= Paul Hertneky =

American journalist and author

Paul Hertneky is an American journalist and author best known for his 2016 book Rust Belt Boy: Stories of an American Childhood, about the Baby boomers he grew up with in the rust belt mill town of Ambridge, Pennsylvania, where he was once a steel worker.

He is a member of the faculty of Chatham University.

==Childhood and education==
Hertneky was born in Pittsburgh and reared in Ambridge, Pennsylvania in a family of Czech/Slovak/Hungarian heritage.
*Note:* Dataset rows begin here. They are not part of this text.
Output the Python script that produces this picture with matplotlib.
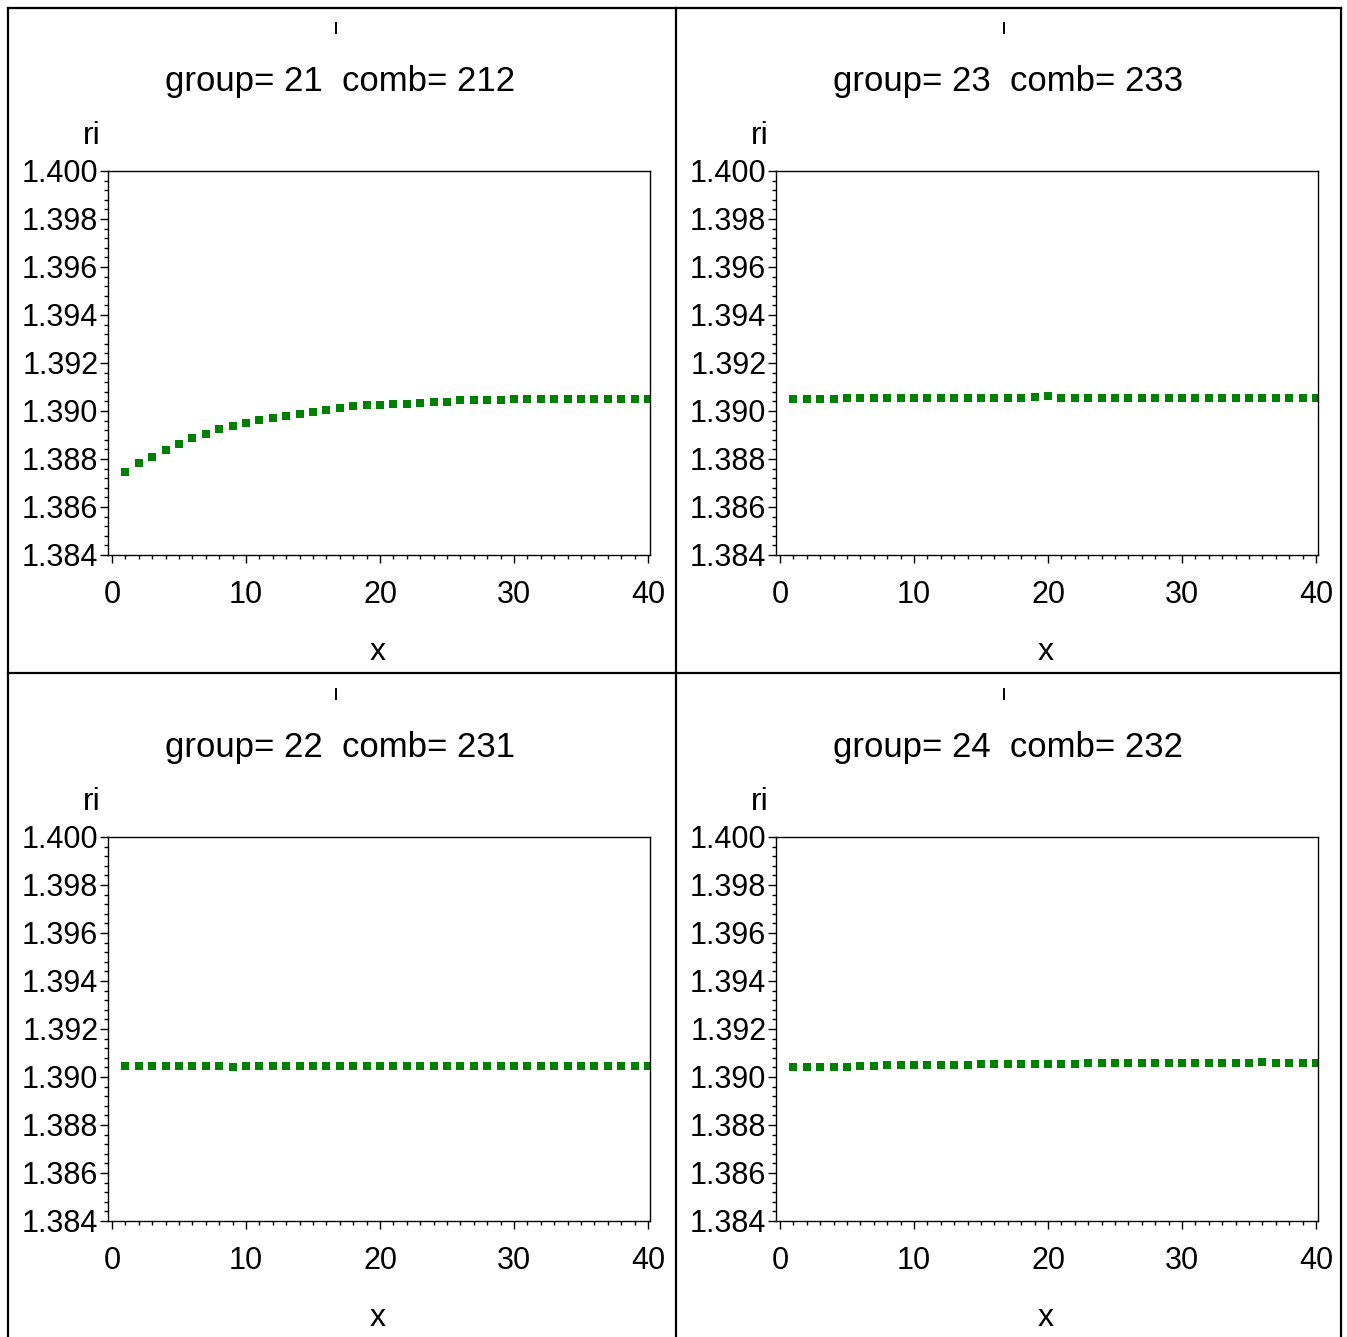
import matplotlib
matplotlib.use("Agg")
import matplotlib.pyplot as plt
from matplotlib.lines import Line2D
from matplotlib.ticker import MultipleLocator, FixedLocator

W, H = 1347, 1337
x_vals = list(range(1, 41))

ri_g21 = [1.38746, 1.38783, 1.38810, 1.38838, 1.38862, 1.38886, 1.38904, 1.38923, 1.38938, 1.38948,
          1.38961, 1.38972, 1.38980, 1.38987, 1.38996, 1.39003, 1.39011, 1.39020, 1.39023, 1.39025,
          1.39028, 1.39031, 1.39034, 1.39037, 1.39039, 1.39044, 1.39045, 1.39046, 1.39046, 1.39048,
          1.39048, 1.39049, 1.39049, 1.39051, 1.39051, 1.39051, 1.39051, 1.39051, 1.39051, 1.39051]
ri_g23 = [1.39048, 1.39050, 1.39050, 1.39052, 1.39054, 1.39053, 1.39054, 1.39054, 1.39055, 1.39054,
          1.39055, 1.39055, 1.39055, 1.39055, 1.39055, 1.39054, 1.39055, 1.39056, 1.39058, 1.39064,
          1.39056, 1.39055, 1.39055, 1.39055, 1.39055, 1.39055, 1.39054, 1.39056, 1.39055, 1.39055,
          1.39054, 1.39055, 1.39054, 1.39055, 1.39055, 1.39054, 1.39055, 1.39055, 1.39055, 1.39054]
ri_g22 = [1.39046, 1.39046, 1.39044, 1.39046, 1.39046, 1.39046, 1.39046, 1.39045, 1.39043, 1.39046,
          1.39044, 1.39046, 1.39046, 1.39046, 1.39046, 1.39046, 1.39046, 1.39046, 1.39046, 1.39046,
          1.39046, 1.39046, 1.39046, 1.39046, 1.39046, 1.39046, 1.39046, 1.39046, 1.39046, 1.39046,
          1.39046, 1.39045, 1.39046, 1.39046, 1.39046, 1.39045, 1.39046, 1.39046, 1.39046, 1.39046]
ri_g24 = [1.39042, 1.39042, 1.39043, 1.39043, 1.39043, 1.39045, 1.39047, 1.39048, 1.39048, 1.39050,
          1.39051, 1.39051, 1.39052, 1.39052, 1.39053, 1.39053, 1.39054, 1.39055, 1.39055, 1.39056,
          1.39056, 1.39056, 1.39057, 1.39057, 1.39057, 1.39058, 1.39058, 1.39058, 1.39058, 1.39059,
          1.39059, 1.39059, 1.39059, 1.39059, 1.39060, 1.39061, 1.39060, 1.39060, 1.39060, 1.39060]

titles = ["group= 21  comb= 212", "group= 23  comb= 233",
          "group= 22  comb= 231", "group= 24  comb= 232"]
series = [ri_g21, ri_g23, ri_g22, ri_g24]
y_ticks = [1.384, 1.386, 1.388, 1.390, 1.392, 1.394, 1.396, 1.398, 1.400]
y_ticklabels = ["1.384", "1.386", "1.388", "1.390", "1.392", "1.394", "1.396", "1.398", "1.400"]
x_ticks = [0, 10, 20, 30, 40]

plt.rcParams['font.family'] = ['Liberation Sans', 'DejaVu Sans']

fig = plt.figure(figsize=(W / 100, H / 100), dpi=100)

def fx(px):
    return px / W

def fy(py):
    return 1 - py / H

offsets = [(0, 0), (668, 0), (0, 666), (668, 666)]
green = "#008000"

for (dx, dy), title, vals in zip(offsets, titles, series):
    left, right, top, bottom = 108 + dx, 650 + dx, 171 + dy, 555 + dy
    ax = fig.add_axes([fx(left), fy(bottom), fx(right - left), (bottom - top) / H])
    ax.plot(x_vals, vals, linestyle='none', marker='s', markersize=5.2,
            color=green, markeredgewidth=0)
    ax.set_xlim(-0.3, 40.15)
    ax.set_ylim(1.384, 1.400)
    ax.xaxis.set_major_locator(FixedLocator(x_ticks))
    ax.xaxis.set_minor_locator(MultipleLocator(1))
    ax.yaxis.set_major_locator(FixedLocator(y_ticks))
    ax.set_yticklabels(y_ticklabels)
    ax.yaxis.set_minor_locator(MultipleLocator(0.0004))
    ax.tick_params(which='major', direction='out', length=6, width=1.0,
                   labelsize=22, colors='black')
    ax.tick_params(which='minor', direction='out', length=3, width=1.0)
    ax.tick_params(axis='x', which='major', pad=12)
    ax.tick_params(axis='y', which='major', pad=1)
    for sp in ax.spines.values():
        sp.set_linewidth(1.0)
        sp.set_color('black')

    cx = 340 + dx
    fig.add_artist(Line2D([fx(336 + dx), fx(336 + dx)], [fy(23 + dy), fy(33 + dy)],
                          color='black', linewidth=1.4, transform=fig.transFigure))
    fig.text(fx(cx), fy(82 + dy), title, ha='center', va='center', fontsize=25)
    fig.text(fx(92 + dx), fy(136 + dy), "ri", ha='center', va='center', fontsize=23)
    fig.text(fx(378 + dx), fy(652 + dy), "x", ha='center', va='center', fontsize=23)

lw = 1.6
for xs, ys in [([8, 8], [8, H + 5]), ([1341, 1341], [8, H + 5]), ([8, 1341], [8, 8]),
               ([676, 676], [8, H + 5]), ([8, 1341], [673, 673])]:
    fig.add_artist(Line2D([fx(xs[0]), fx(xs[1])], [fy(ys[0]), fy(ys[1])],
                          color='black', linewidth=lw, transform=fig.transFigure))

fig.savefig("out.png", dpi=100)
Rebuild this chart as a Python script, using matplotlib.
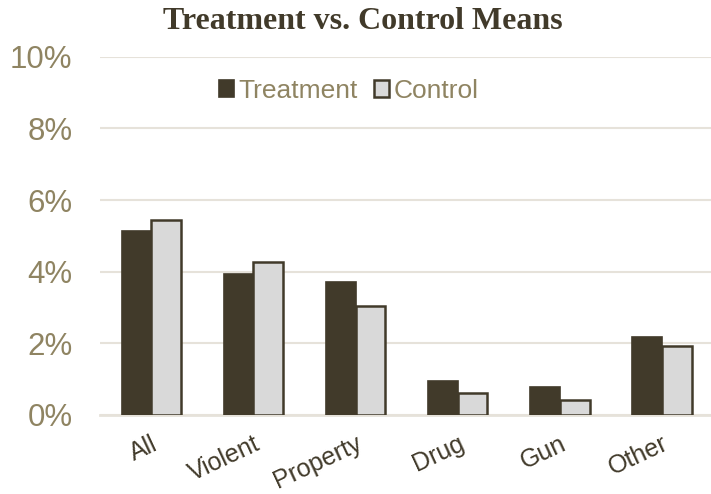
import numpy as np
import matplotlib.pyplot as plt
from matplotlib.ticker import PercentFormatter

# Mean rates by offense type
categories = ['All', 'Violent', 'Property', 'Drug', 'Gun', 'Other']
treatment = [5.14, 3.93, 3.72, 0.95, 0.78, 2.18]
control = [5.45, 4.27, 3.04, 0.61, 0.42, 1.93]

dark = '#413a2a'
light = '#d9d9d9'
tan = '#8f8462'
grid = '#e6e2da'

fig = plt.figure(figsize=(7.11, 4.94), dpi=100)
ax = fig.add_axes([0.141, 0.160, 0.862, 0.725])

x = np.arange(len(categories))
w = 0.29
ax.bar(x - w / 2, treatment, w, color=dark, edgecolor=dark, linewidth=1.2, label='Treatment', zorder=3)
ax.bar(x + w / 2, control, w, color=light, edgecolor=dark, linewidth=1.8, label='Control', zorder=3)

ax.set_xlim(-0.5, len(categories) - 0.5)
ax.set_ylim(0, 10)
ax.set_yticks(np.arange(0, 11, 2))
ax.yaxis.set_major_formatter(PercentFormatter(decimals=0))
ax.yaxis.grid(True, color=grid, linewidth=1.5, zorder=0)
for s in ['top', 'right', 'left']:
    ax.spines[s].set_visible(False)
ax.spines['bottom'].set_color(grid)
ax.spines['bottom'].set_linewidth(2)
ax.tick_params(axis='y', length=0, labelsize=22.5, labelcolor=tan, pad=20)
ax.tick_params(axis='x', length=0, labelsize=18, labelcolor=dark, pad=12)
ax.set_xticks(x)
ax.set_xticklabels(categories, rotation=25, ha='right', rotation_mode='anchor',
                   fontfamily='Liberation Sans')
for lbl in ax.get_yticklabels():
    lbl.set_fontfamily('Liberation Sans')

fig.text(0.51, 0.957, 'Treatment vs. Control Means', ha='center', va='center', fontsize=23,
         fontweight='bold', fontfamily='Liberation Serif', color=dark)

leg = ax.legend(loc='upper center', bbox_to_anchor=(0.405, 1.005), ncol=2, frameon=False,
                prop={'family': 'Liberation Sans', 'size': 19}, handlelength=0.6,
                handleheight=0.6, handletextpad=0.15, columnspacing=0.6)
for t in leg.get_texts():
    t.set_color(tan)

fig.savefig('out.png', dpi=100)
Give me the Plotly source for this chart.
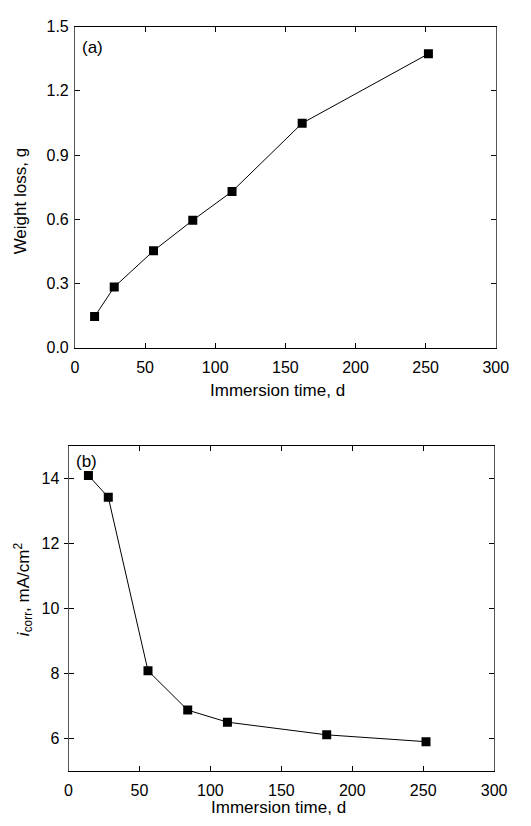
import plotly.graph_objects as go

# Data
time_a = [14, 28, 56, 84, 112, 162, 252]
weight_loss = [0.146, 0.284, 0.453, 0.596, 0.730, 1.049, 1.373]

time_b = [14, 28, 56, 84, 112, 182, 252]
icorr = [14.08, 13.41, 8.08, 6.87, 6.50, 6.11, 5.90]

x_ticks = [0, 50, 100, 150, 200, 250, 300]
ya_ticks = [0, 0.3, 0.6, 0.9, 1.2, 1.5]
yb_ticks = [6, 8, 10, 12, 14]

W, H = 531, 826
FONT = "Liberation Sans, Arial, sans-serif"

fig = go.Figure()
mk = dict(symbol="square", size=9, color="black")
ln = dict(color="black", width=1)
fig.add_trace(go.Scatter(x=time_a, y=weight_loss, mode="lines+markers",
                         marker=mk, line=ln, xaxis="x", yaxis="y", showlegend=False))
fig.add_trace(go.Scatter(x=time_b, y=icorr, mode="lines+markers",
                         marker=mk, line=ln, xaxis="x2", yaxis="y2", showlegend=False))
# invisible trace to render overlay axis (outer half of crossing ticks)
fig.add_trace(go.Scatter(x=[None], y=[None], xaxis="x2", yaxis="y3",
                         showlegend=False, hoverinfo="skip"))

def px_x(p):
    return p / W

def px_y(p):
    return 1 - p / H

TS = 16
TT = 17
tickfont = dict(family=FONT, size=TS, color="black")

common = dict(showgrid=False, zeroline=False, showline=True, mirror="ticks",
              ticks="inside", ticklen=5, tickwidth=1, tickcolor="black",
              linewidth=1, tickfont=tickfont)

fig.update_layout(
    width=W, height=H,
    margin=dict(l=0, r=0, t=0, b=0),
    paper_bgcolor="white", plot_bgcolor="white",
    font=dict(family=FONT, color="black"),
    xaxis=dict(domain=[px_x(73.3), px_x(508)], anchor="y", range=[0, 300],
               tickvals=x_ticks, linecolor="black", ticklabelstandoff=5,
               **common),
    yaxis=dict(domain=[px_y(347), px_y(19)], anchor="x", range=[0, 1.5],
               tickvals=ya_ticks, tickformat=".1f", ticklabelstandoff=2,
               linecolor="#555555", **common),
    xaxis2=dict(domain=[px_x(66.7), px_x(506.3)], anchor="y2", range=[0, 300],
                tickvals=x_ticks, linecolor="black", ticklabelstandoff=5,
                **common),
    yaxis2=dict(domain=[px_y(779), px_y(446.7)], anchor="x2", range=[5, 15],
                tickvals=yb_ticks, linecolor="#555555", ticklabelstandoff=5,
                **common),
    yaxis3=dict(overlaying="y2", anchor="x2", side="left", range=[5, 15],
                tickvals=yb_ticks, showticklabels=False,
                ticks="outside", ticklen=4, tickcolor="black", showgrid=False,
                zeroline=False, showline=False),
)

def ann(text, x, y, angle=0, xanchor="center", size=TT):
    fig.add_annotation(x=px_x(x), y=px_y(y), xref="paper", yref="paper",
                       text=text, showarrow=False, textangle=angle,
                       xanchor=xanchor, yanchor="middle",
                       font=dict(family=FONT, size=size, color="black"))

ann("Immersion time, d", 283, 391)
ann("Immersion time, d", 284, 816)
ann("Weight loss, g", 18, 197, angle=-90)
ann("<i>i</i><sub>corr</sub>, mA/cm<sup>2</sup>", 20, 593, angle=-90)
ann("(a)", 78, 40, xanchor="left")
ann("(b)", 72, 463, xanchor="left")

fig.write_html("out.html")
His father worked for the American Bridge Company, the company from which Ambridge takes its name.

Hertneky graduated from Ambridge Area High School in 1973, the University of Pittsburgh and Bennington College.

Hertneky and his wife, Robbie, settled in Hancock, New Hampshire, where they lived for almost 20 years.

==Career==
Hertneky worked for a steel mill during college, then took a job at a trucking company, before moving to Massachusetts to become a journalist.

Hertneky has worked as a freelance writer and editor.

==Rust Belt Boy==
Hertneky is the author of the 2016 Rust Belt Boy: Stories of an American Childhood.

The Pittsburgh Post-Gazette describes the essays that comprise Rust Belt Boy as a series of 26 vignettes, that, taken as a whole, "form an homage to a lost way of life" through "incantatory writing."

National Book Award finalist, Sy Montgomery calls it "An essential but overlooked portrait of America's blue collar heart" that "deserves to become a classic."

The Keene Sentinel called Rust Belt Boy "an unexpected journey of discovery, a journey of often bittersweet delights."